Kris Wood, PhD

Kris Wood, PhD

Kris C. Wood, Ph.D., is an Assistant Professor in the Department of Pharmacology and Cancer Biology at Duke University.  He received his B.S. degree in Chemical Engineering from the University of Kentucky, where he was recognized with the outstanding sophomore, junior, and senior awards in Chemical Engineering, the Tau Beta Pi outstanding senior award in the College of Engineering, and a Barry M. Goldwater scholarship in science and mathematics.  He received his Ph.D. in Chemical Engineering from the Massachusetts Institute of Technology, where he developed self-assembling polymeric systems for controlled gene and drug delivery under the supervision of Professors Paula Hammond, Ph.D. and Robert Langer, Sc.D.  As an NIH and Misrock Fund postdoctoral fellow in the laboratory of David Sabatini, M.D., Ph.D. at the Whitehead Institute for Biomedical Research and the Broad Institute of Harvard and MIT, his work focused on the development of functional genomic tools to study the determinants of anticancer drug sensitivity.
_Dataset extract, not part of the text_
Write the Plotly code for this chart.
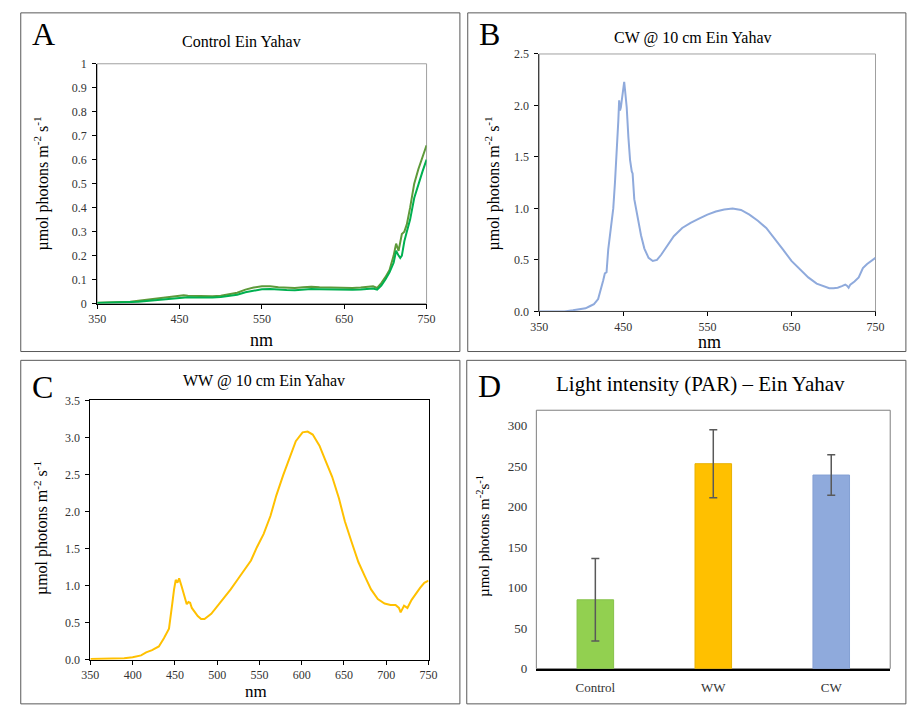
import plotly.graph_objects as go

W, H = 910, 706
FONT = "'Liberation Serif', 'Times New Roman', Times, serif"

# ---------------- data ----------------
ctrl_nm = [350, 360, 370, 380, 390, 400, 410, 420, 430, 440, 450, 455, 460,
           470, 480, 490, 500, 510, 520, 530, 540, 550, 560, 570, 580, 590, 600,
           610, 620, 630, 640, 650, 660, 670, 680, 685, 690, 695, 700, 705, 710,
           713, 716, 718, 720, 723, 726, 730, 735, 740, 745, 750]
ctrl_a = [0.003, 0.004, 0.005, 0.006, 0.008, 0.012, 0.016, 0.02, 0.022, 0.027, 0.032,
          0.035, 0.033,
          0.032, 0.03, 0.03, 0.033, 0.038, 0.045, 0.058, 0.067, 0.072, 0.072, 0.068,
          0.066, 0.065, 0.068, 0.07, 0.068, 0.067, 0.066, 0.066, 0.065, 0.067, 0.07,
          0.072, 0.065, 0.085, 0.11, 0.14, 0.2,
          0.25, 0.22, 0.25, 0.29, 0.3, 0.33,
          0.4, 0.5, 0.56, 0.61, 0.66]
ctrl_b = [0.002, 0.003, 0.003, 0.004, 0.006, 0.008, 0.011, 0.014, 0.017, 0.02, 0.024,
          0.027, 0.026,
          0.025, 0.024, 0.025, 0.027, 0.031, 0.037, 0.047, 0.055, 0.06, 0.061, 0.058,
          0.057, 0.056, 0.06, 0.061, 0.06, 0.059, 0.058, 0.058, 0.058, 0.059, 0.062,
          0.063, 0.058, 0.075, 0.1, 0.13, 0.17,
          0.22, 0.2, 0.19, 0.2, 0.26, 0.3,
          0.35, 0.44, 0.5, 0.55, 0.6]

cw_nm = [350, 360, 370, 380, 390, 400, 405, 410, 415, 420,
         423, 426, 428, 430, 432, 435, 438, 440, 442, 444,
         445, 446, 447, 448, 449, 450, 451, 452, 453, 454,
         456, 458, 460, 461, 463, 465, 468, 471, 475, 480,
         485, 490, 495, 500, 510, 520, 530, 540, 550, 560,
         570, 580, 590, 600, 610, 620, 630, 640, 650, 660,
         670, 680, 690, 695, 700, 705, 710, 714, 716, 718,
         720, 725, 730, 735, 740, 745, 750]
cw_val = [0.0, 0.0, 0.0, 0.0, 0.01, 0.02, 0.03, 0.05, 0.07, 0.12,
          0.2, 0.3, 0.37, 0.38, 0.6, 0.8, 1.0, 1.25, 1.5, 1.85,
          2.05, 1.95, 1.98, 2.04, 2.1, 2.2, 2.23, 2.15, 2.0, 1.98,
          1.69, 1.47, 1.36, 1.34, 1.09, 1.0, 0.87, 0.74, 0.61, 0.52,
          0.49, 0.5, 0.55, 0.61, 0.73, 0.81, 0.86, 0.9, 0.94, 0.97,
          0.99, 1.0, 0.985, 0.94, 0.88, 0.81, 0.71, 0.6, 0.49, 0.41,
          0.33, 0.27, 0.235, 0.225, 0.225, 0.23, 0.245, 0.26, 0.25, 0.23,
          0.26, 0.29, 0.33, 0.42, 0.46, 0.49, 0.52]

ww_nm = [350, 360, 370, 380, 390, 400, 410, 416, 423, 431, 437, 443,
         446, 447, 449, 451, 453, 455, 458, 460, 462, 464, 466, 468, 470,
         474, 477, 481, 485,
         493, 501, 508, 516, 524, 532, 540, 547, 555, 563, 570, 578, 586, 593,
         601, 607, 613, 621, 628, 636, 644, 651, 659, 667, 675, 682, 690, 698,
         705, 711, 715, 717, 721, 725, 730, 734, 740, 745, 750]
ww_val = [0.01, 0.01, 0.012, 0.015, 0.02, 0.035, 0.06, 0.1, 0.13, 0.18, 0.29, 0.42,
          0.64, 0.77, 0.95, 1.08, 1.04, 1.1, 0.99, 0.9, 0.84, 0.75, 0.78, 0.77, 0.7,
          0.64, 0.59, 0.55, 0.55,
          0.62, 0.73, 0.84, 0.95, 1.08, 1.21, 1.34, 1.52, 1.7, 1.94, 2.22, 2.49, 2.75, 2.95,
          3.07, 3.08, 3.04, 2.89, 2.69, 2.47, 2.18, 1.87, 1.59, 1.32, 1.12, 0.95, 0.82, 0.76,
          0.74, 0.74, 0.70, 0.64, 0.73, 0.70, 0.81, 0.88, 0.97, 1.04, 1.07]

par_cat = ["Control", "WW", "CW"]
par_mean = [85, 253, 239]
par_err = [51, 42, 25]
par_colors = ["#92D050", "#FFC000", "#8FAADC"]

x_ticks_100 = [350, 450, 550, 650, 750]
x_ticks_50 = [350, 400, 450, 500, 550, 600, 650, 700, 750]


def px(x):
    return x / W


def py(y):
    return 1 - y / H


fig = go.Figure()

fig.add_trace(go.Scatter(x=ctrl_nm, y=ctrl_a, mode="lines",
                         line=dict(color="#5E9A3A", width=2), xaxis="x", yaxis="y"))
fig.add_trace(go.Scatter(x=ctrl_nm, y=ctrl_b, mode="lines",
                         line=dict(color="#00B050", width=2), xaxis="x", yaxis="y"))
fig.add_trace(go.Scatter(x=cw_nm, y=cw_val, mode="lines",
                         line=dict(color="#8FAADC", width=2), xaxis="x2", yaxis="y2"))
fig.add_trace(go.Scatter(x=ww_nm, y=ww_val, mode="lines",
                         line=dict(color="#FFC000", width=2), xaxis="x3", yaxis="y3"))
fig.add_trace(go.Bar(x=par_cat, y=par_mean, width=0.31,
                     marker=dict(color=par_colors, line=dict(color=["#86C24A", "#E8B000", "#84A0D4"], width=1)),
                     error_y=dict(type="data", array=par_err, color="#595959",
                                  thickness=1.5, width=4),
                     xaxis="x4", yaxis="y4"))

tickfont = dict(family=FONT, size=12, color="#333333")

common_x = dict(showgrid=False, zeroline=False, showline=True, linecolor="black",
                linewidth=1, ticks="outside", ticklen=4, tickcolor="black",
                tickfont=tickfont)
common_y = dict(showgrid=False, zeroline=False, showline=True, linecolor="black",
                linewidth=1, ticks="outside", ticklen=4, tickcolor="black",
                tickfont=tickfont, ticklabelstandoff=3)

fig.update_layout(
    width=W, height=H, margin=dict(l=0, r=0, t=0, b=0),
    paper_bgcolor="white", plot_bgcolor="white", showlegend=False,
    font=dict(family=FONT, color="black"),
    xaxis=dict(common_x, domain=[px(90), px(426)], range=[350, 750],
               tickvals=x_ticks_100, anchor="y"),
    yaxis=dict(common_y, domain=[py(303), py(58)], range=[0, 1], dtick=0.1,
               tick0=0, anchor="x"),
    xaxis2=dict(common_x, domain=[px(541), px(884)], range=[350, 750],
                tickvals=x_ticks_100, anchor="y2", linecolor="#404040"),
    yaxis2=dict(common_y, domain=[py(311), py(48)], range=[0, 2.5], dtick=0.5,
                tickformat=".1f", anchor="x2", linecolor="#404040"),
    xaxis3=dict(common_x, domain=[px(83), px(428)], range=[350, 750],
                tickvals=x_ticks_50, anchor="y3", mirror=True),
    yaxis3=dict(common_y, domain=[py(667), py(402)], range=[0, 3.5], dtick=0.5,
                tickformat=".1f", anchor="x3", mirror=True),
    xaxis4=dict(showgrid=False, zeroline=False, showline=True, linecolor="black",
                linewidth=1.5, ticks="", domain=[px(538), px(899)],
                range=[-0.5, 2.5], anchor="y4", ticklabelstandoff=6,
                tickfont=dict(family=FONT, size=13, color="#333333")),
    yaxis4=dict(showgrid=False, zeroline=False, showline=False, ticks="",
                domain=[py(676), py(412)], range=[0, 319], dtick=50,
                anchor="x4", ticklabelstandoff=8,
                tickfont=dict(family=FONT, size=13, color="#333333")),
)

shapes = []
# panel borders
for (x0, y0, x1, y1) in [(12, 6, 460, 352), (468, 6, 915, 352),
                         (12, 361, 460, 712), (467, 361, 915, 712)]:
    shapes.append(dict(type="rect", xref="paper", yref="paper",
                       x0=px(x0), x1=px(x1), y0=py(y1), y1=py(y0),
                       line=dict(color="#595959", width=1), layer="below"))
# plot-area boxes
for ax, col in [("", "#A0A0A0"), ("2", "#A0A0A0"), ("4", "#7F7F7F")]:
    shapes.append(dict(type="rect", xref=f"x{ax} domain", yref=f"y{ax} domain",
                       x0=0, x1=1, y0=0, y1=1,
                       line=dict(color=col, width=1), layer="below"))
fig.update_layout(shapes=shapes)

ann = []


def text(x, y, s, size, angle=0):
    ann.append(dict(x=px(x), y=py(y), xref="paper", yref="paper", text=s,
                    showarrow=False, xanchor="center", yanchor="middle",
                    textangle=angle, font=dict(family=FONT, size=size, color="black")))


ylab = "µmol photons m<sup>-2</sup> s<sup>-1</sup>"
ylab_d = "µmol photons m<sup>-2</sup>s<sup>-1</sup>"

# letters
text(35, 28, "A", 32)
text(490, 28, "B", 32)
text(34, 388, "C", 32)
text(490, 387, "D", 32)
# titles
text(237, 35, "Control Ein Yahav", 16)
text(698, 32, "CW @ 10 cm Ein Yahav", 16)
text(260, 382, "WW @ 10 cm Ein Yahav", 16)
text(705, 385, "Light intensity (PAR) – Ein Yahav", 21)
# x titles
text(258, 340, "nm", 18)
text(715, 342, "nm", 18)
text(252, 699, "nm", 17)
# y titles
text(33, 180, ylab, 16, -90)
text(493, 180, ylab, 16, -90)
text(33, 532, ylab, 16, -90)
text(483, 540, ylab_d, 15, -90)

fig.update_layout(annotations=ann)

fig.write_html("out.html")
Dr. Wood’s lab at Duke uses new functional and computational genomic approaches to identify novel tumor vulnerabilities and strategies for circumventing therapeutic resistance. He has received the Liz Tilberis Early Career Award from the Ovarian Cancer Research Alliance, Scholar Awards from the V Foundation, Stewart Trust, Forbeck Foundation, Whitehead Foundation, and the NIH BIRCWH Program, and research awards from the Lloyd Trust, Golfers Against Cancer, NIH, and American Association for Cancer Research.